The Waterkeepers Alliance used bounty money to hire Kennedy in 1984.
“Since then we’ve brought over 500 successful lawsuits,” he says. “We’ve forced polluters to spend $5.5 billion dollars remediating and restoring the river.”
“This is a river that was famous for being polluted. It was a national joke. It was dead for 20 mile stretches,” Kennedy tells his audience. “Today, as a result of our work, the Hudson River is an international model for ecosystem perfection. Today it’s the richest waterway in the North Atlantic. It produces more pounds of fish per acre, more biomass per gallon, than any other river in the Atlantic Ocean north of the Equator.”
Kennedy says the “miraculous resurrection of the Hudson” prompted expansion of the Waterkeepers, now in 44 countries.
But can the organization work its magic on the Colorado, dwindling thanks to climate change and consumption, and dirtied by energy industry polluters?
The answer, according to Kennedy, lies in the free market — properly understood.
“We have to have true free market capitalism. Efficiency is the elimination of waste and pollution is waste. We have to properly value our national resources. It’s the undervaluation of those resources that causes us to use them wastefully,” says Kennedy. “In a true free market, you can’t make yourself rich without making your neighbors rich, without enriching your community. What polluters do is make themselves rich by making everyone else poor. They raise standards of living for themselves by lowering quality of life for the rest of us. And they do that by escaping the disciplines of the free market.”
“You show me a polluter and I’ll show you a subsidy. I’ll show you a Fat Cat using political clout to escape the discipline of the free market and force the public to pay his production costs. That’s what all pollution is,” says Kennedy, evoking memories of his father’s eloquence and enthusiasm.
“This is about the people who live here, who use and enjoy the Colorado River,” says Riverkeeper Weisheit. “The decisions they (policymakers) have been making since 1902 when the Reclamation Act was passed, have not been the right decisions.”
Weisheit say state efforts to “develop surplus water in Lake Mead and Lake Powell have been weak and ineffectual.”
Segerblom, who remembers riding the river through the Grand Canyon as a teenager, calls the diversion of water from the canyon “the most tragic thing in history.”

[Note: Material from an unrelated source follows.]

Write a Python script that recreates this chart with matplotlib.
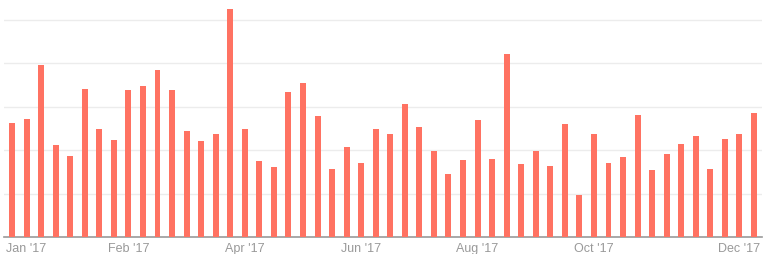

“In 1963, they closed off Glen Canyon Dam and let the water fill up Lake Powell,” he says. “They let just a thousand acre feet per second through the Grand Canyon, the lowest it’s ever been. I was one of seven people who went through the Grand Canyon that year. I was fifteen years old so I didn’t appreciate what I saw. We shut that beautiful river down and basically started destroying the Grand Canyon. If we could re-wild Grand Canyon get the river flowing again, that’s my own personal goal.”
Other goals laid out by Weisheit and Segerblom include shutting down efforts to divert water from the Colorado River Basin, forging a new compact that eliminates “the artificial separation of upper and lower basin states,” and focusing on conservation and sustainability.
“We’re not protecting the water to save the fish and birds. We’re protecting it for our own sake because we recognize that nature enriches us,” says Kennedy. “It’s also the infrastructure of our communities.”